Erwin Wurm, 2011
Salzburg Art Project 2011
GURKEN by Erwin Wurm
Sammlung Würth, Inv. 14933
Erwin Wurm (*1954) is the master of biting, off-beat humour. With his hallmark wit and irony, the artist retraces social and civilizational developments and, in so doing, interrogates the conventional concept of sculpture. The essential point of reference in Wurm’s oeuvre – as evidenced, for example, in his work “Gurken” (or cucumbers), which he is planning to install nearby the Furtwängler Park – is the human body, in all its multifaceted individuality.
“The fascination of the diversity of forms, which by virtue of their uniqueness are inexhaustible, is compelling. Although individually different, each cucumber is still immediately identifiable as a cucumber and generically classifiable as such…analogous to man,” explains Erwin Wurm.
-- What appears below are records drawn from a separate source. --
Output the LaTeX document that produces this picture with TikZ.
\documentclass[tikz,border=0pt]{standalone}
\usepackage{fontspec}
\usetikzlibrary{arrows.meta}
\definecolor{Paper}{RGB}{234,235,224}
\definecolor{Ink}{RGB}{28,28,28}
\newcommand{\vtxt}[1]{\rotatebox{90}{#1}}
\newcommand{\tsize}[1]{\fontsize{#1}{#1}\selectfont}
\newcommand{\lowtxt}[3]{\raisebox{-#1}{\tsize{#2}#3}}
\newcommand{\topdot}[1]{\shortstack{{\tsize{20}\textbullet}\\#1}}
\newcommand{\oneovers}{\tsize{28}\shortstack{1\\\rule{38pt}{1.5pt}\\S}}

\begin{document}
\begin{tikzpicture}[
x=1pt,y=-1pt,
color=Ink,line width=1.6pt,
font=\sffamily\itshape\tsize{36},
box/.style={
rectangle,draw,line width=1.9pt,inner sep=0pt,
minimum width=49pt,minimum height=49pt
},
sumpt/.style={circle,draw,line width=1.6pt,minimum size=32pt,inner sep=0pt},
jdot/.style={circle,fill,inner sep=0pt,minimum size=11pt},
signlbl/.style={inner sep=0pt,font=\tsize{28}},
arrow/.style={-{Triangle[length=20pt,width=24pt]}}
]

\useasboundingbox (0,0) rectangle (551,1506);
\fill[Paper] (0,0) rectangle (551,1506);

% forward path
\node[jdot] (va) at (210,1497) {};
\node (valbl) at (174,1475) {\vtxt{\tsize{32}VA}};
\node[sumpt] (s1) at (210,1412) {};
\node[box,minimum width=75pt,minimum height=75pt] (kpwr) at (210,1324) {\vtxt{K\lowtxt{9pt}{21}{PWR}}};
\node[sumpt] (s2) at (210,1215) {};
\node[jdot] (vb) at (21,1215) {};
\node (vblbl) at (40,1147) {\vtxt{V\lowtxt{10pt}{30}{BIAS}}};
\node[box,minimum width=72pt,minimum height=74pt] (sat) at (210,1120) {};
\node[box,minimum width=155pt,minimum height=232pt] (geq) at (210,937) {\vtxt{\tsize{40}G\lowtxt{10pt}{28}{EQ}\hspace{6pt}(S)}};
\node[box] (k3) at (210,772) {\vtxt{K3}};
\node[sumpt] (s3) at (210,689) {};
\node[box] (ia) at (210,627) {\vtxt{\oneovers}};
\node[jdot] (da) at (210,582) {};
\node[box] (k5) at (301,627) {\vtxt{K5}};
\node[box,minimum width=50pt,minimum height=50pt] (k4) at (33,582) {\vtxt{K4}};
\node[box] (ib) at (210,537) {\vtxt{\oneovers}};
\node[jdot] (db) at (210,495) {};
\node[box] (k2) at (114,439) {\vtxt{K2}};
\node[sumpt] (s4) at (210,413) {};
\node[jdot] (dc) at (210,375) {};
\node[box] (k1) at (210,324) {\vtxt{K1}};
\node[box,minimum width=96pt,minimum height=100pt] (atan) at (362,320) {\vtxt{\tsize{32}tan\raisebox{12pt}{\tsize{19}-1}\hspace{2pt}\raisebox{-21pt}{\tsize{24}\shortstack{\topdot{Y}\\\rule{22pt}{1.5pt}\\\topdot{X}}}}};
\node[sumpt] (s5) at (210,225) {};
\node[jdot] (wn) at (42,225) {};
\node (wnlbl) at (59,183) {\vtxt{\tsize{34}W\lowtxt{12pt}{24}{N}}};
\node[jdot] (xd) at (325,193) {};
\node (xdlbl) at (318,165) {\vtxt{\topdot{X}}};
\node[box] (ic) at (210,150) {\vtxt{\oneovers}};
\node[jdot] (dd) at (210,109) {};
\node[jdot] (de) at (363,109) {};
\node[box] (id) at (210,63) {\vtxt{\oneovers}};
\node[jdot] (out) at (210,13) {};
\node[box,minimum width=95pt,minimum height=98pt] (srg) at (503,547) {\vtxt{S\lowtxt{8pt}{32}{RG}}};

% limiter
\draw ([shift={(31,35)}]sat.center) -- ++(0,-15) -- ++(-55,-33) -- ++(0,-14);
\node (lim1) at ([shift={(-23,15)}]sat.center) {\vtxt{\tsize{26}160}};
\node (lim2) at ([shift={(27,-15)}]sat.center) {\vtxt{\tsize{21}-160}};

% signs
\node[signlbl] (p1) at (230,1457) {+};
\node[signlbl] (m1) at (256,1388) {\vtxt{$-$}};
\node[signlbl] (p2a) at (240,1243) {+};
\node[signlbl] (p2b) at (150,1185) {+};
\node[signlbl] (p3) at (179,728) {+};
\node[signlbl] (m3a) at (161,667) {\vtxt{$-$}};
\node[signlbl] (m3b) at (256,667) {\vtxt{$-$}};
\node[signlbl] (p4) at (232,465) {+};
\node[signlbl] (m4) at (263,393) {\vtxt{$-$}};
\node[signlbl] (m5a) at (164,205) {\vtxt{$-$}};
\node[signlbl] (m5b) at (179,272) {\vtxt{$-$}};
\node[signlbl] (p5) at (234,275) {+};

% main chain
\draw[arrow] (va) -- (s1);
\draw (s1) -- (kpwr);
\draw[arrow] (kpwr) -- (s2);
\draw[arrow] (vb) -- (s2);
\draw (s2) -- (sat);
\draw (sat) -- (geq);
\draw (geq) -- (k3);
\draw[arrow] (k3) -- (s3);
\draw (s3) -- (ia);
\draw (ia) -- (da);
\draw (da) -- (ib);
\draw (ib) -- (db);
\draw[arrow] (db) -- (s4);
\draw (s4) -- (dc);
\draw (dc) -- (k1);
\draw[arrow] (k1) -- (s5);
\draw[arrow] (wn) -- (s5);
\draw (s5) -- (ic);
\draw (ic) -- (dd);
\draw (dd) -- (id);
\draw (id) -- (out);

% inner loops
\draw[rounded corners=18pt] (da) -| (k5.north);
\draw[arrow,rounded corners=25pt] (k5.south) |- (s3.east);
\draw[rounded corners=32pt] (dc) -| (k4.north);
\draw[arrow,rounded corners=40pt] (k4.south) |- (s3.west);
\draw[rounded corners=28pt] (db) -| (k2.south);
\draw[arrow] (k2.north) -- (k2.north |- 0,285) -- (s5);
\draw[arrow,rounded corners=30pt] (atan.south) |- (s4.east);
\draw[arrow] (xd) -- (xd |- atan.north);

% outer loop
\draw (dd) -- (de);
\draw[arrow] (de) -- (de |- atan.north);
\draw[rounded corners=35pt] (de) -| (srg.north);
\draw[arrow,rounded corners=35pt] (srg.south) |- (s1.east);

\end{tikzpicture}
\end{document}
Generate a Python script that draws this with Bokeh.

The cucumber as a banal and ubiquitous object presents an ironic image. Yet by scaling it up to the size of a human body and creating the impression that it is growing out of the tarmac, Wurm confers upon it an individuality and elevates it to the status of an art work. Having recently presented a self-portrait of himself in Salzburg’s Museum of Modern Art as a “pickled cucumber”, the artist leaves his work open to interpretation, hovering as it does between critical irony and playful teasing: for ultimately, don’t we all feel in a bit of a pickle sometimes?